I pressed textures from Grevillea and Waratah leaves onto the wet clay, so the environment directly influences the finished work. The embossed markings imply vulnerability, as many native flowers now only exist naturally in National Parks. In Ku-ring-gai National Park, I noticed the rangers had painted the flowering waratahs with blue acrylic paint to deter visitors from picking them. In the Gardens of Stone National Park, the rare Pagoda Daisy’s survival is closely associated with geodiversity and grows in rock crevices, protecting them from grazing, fires, and extinction.

My artworks Blue Waratah and the larger-than-life-size Pagoda Rock Daisy symbolize these stories of adversity. Dægeseage, meaning ‘day’s eye,’ represents the daisy’s intrinsic opening and closing of its fan-like petals and the delicate balance of nature.”

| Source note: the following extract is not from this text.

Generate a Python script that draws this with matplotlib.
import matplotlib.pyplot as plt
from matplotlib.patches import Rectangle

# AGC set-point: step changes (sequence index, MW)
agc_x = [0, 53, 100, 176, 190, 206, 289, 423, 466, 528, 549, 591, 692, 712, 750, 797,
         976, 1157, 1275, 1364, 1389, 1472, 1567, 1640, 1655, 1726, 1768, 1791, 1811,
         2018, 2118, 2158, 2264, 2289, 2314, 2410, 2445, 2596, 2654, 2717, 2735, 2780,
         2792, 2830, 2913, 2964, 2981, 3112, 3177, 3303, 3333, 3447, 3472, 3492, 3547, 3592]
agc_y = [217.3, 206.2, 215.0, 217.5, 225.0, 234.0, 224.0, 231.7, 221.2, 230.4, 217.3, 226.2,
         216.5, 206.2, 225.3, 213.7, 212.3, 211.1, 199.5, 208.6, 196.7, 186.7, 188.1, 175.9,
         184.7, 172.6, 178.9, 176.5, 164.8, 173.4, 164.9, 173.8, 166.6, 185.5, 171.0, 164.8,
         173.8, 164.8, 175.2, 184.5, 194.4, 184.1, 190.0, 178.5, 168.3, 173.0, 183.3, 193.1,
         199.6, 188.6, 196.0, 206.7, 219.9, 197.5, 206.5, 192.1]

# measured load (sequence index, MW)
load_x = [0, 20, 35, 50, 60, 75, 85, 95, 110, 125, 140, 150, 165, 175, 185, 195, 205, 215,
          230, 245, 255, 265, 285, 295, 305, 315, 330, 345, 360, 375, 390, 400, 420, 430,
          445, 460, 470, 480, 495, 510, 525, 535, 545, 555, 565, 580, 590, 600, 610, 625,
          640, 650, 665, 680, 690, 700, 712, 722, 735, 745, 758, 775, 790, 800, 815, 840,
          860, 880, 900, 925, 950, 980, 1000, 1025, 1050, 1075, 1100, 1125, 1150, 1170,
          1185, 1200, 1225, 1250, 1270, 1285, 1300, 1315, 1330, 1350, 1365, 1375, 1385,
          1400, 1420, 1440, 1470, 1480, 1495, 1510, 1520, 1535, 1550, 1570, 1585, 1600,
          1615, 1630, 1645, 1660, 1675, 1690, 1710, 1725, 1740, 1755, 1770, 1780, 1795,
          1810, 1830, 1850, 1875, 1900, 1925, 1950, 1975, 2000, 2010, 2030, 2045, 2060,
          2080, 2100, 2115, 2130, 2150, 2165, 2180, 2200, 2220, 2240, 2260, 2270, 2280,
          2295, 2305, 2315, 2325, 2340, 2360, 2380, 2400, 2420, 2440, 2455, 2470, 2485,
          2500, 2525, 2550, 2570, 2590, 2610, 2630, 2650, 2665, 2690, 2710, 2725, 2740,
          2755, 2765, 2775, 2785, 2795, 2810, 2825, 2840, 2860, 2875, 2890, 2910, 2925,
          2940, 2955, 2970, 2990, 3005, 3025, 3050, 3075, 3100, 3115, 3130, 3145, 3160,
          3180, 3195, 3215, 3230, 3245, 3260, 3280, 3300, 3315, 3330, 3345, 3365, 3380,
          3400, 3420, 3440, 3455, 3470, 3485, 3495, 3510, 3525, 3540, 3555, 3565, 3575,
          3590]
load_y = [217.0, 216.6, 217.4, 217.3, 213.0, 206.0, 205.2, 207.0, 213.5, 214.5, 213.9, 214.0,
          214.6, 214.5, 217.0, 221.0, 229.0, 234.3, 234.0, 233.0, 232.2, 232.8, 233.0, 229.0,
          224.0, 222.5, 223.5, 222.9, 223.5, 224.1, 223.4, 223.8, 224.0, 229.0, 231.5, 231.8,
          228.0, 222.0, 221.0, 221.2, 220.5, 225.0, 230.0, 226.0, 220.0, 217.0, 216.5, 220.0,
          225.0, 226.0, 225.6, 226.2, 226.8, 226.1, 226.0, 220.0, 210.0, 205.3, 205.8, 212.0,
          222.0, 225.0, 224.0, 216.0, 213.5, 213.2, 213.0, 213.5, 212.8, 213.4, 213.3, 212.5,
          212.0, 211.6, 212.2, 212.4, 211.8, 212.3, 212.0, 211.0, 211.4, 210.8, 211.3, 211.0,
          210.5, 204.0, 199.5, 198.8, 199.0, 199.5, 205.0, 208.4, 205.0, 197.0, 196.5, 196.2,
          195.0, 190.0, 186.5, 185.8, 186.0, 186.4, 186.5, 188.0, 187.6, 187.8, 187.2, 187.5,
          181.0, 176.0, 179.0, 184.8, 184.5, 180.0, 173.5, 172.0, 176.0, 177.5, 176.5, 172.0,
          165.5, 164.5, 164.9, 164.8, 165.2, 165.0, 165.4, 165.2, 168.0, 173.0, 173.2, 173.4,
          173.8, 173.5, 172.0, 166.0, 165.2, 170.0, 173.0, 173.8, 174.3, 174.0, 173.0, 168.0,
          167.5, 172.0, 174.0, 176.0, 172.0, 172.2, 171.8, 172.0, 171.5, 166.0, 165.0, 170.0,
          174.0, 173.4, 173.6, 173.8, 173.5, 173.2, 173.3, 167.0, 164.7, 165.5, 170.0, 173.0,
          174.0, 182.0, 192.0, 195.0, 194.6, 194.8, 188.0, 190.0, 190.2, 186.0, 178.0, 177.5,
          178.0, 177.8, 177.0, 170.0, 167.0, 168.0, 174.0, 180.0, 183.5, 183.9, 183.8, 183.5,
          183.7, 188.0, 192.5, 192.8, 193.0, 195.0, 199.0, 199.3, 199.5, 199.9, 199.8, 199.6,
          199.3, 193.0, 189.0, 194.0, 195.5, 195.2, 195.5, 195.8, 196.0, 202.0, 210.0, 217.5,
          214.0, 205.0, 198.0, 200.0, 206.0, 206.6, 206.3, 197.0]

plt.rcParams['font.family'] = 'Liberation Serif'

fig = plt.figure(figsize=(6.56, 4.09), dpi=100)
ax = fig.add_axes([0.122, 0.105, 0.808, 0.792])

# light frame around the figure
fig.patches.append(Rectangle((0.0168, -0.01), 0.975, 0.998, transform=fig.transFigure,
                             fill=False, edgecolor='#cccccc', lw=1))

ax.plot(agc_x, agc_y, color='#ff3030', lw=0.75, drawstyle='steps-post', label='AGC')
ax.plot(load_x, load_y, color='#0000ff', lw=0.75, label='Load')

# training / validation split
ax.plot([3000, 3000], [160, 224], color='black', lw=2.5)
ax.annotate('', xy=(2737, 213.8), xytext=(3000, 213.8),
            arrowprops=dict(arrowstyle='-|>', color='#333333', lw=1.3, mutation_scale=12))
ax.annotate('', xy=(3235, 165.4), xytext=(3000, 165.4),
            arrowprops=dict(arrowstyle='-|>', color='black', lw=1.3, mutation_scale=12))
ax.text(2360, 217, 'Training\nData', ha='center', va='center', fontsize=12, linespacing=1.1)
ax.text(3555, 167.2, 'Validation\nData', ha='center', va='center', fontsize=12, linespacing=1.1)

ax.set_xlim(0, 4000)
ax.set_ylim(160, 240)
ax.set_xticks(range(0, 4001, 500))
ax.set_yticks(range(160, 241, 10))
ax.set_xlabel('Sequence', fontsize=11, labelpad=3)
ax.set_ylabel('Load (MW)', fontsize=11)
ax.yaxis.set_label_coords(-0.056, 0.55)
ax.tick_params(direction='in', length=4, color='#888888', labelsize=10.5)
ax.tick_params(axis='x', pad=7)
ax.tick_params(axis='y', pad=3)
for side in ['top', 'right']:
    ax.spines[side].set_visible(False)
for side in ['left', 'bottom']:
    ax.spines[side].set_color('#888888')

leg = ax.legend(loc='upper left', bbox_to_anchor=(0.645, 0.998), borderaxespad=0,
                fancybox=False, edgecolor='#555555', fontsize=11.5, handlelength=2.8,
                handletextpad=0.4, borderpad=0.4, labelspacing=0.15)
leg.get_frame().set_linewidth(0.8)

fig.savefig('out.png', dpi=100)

Michelle Perrett has exhibited work as a finalist in various art prizes for her porcelain botanical sculptures and installations, including Enclosed Garden in the North Sydney Art Prize 2019. Michelle holds a Bachelor of Fine Arts and a Master of Fine Art from the UNSW College of Fine Arts (COFA), and an Advanced Diploma in Ceramics from Northern Beaches TAFE. Michelle received the Northern Beaches Council Residency Award at Eramboo in 2018 and was an Open Winner in the Northern Beaches Art Prize – Postcards from Home 2020. She was a finalist in the Meroogal Woman’s Art Prize 2016, Little Things Art Prize 2020, and the Woollahra Small Sculpture Prize 2021. Recently, Michelle returned from an artist residency where she created a series of sculptures about endemic flowers and threatened plant species at BigCi, Bilpin 2022.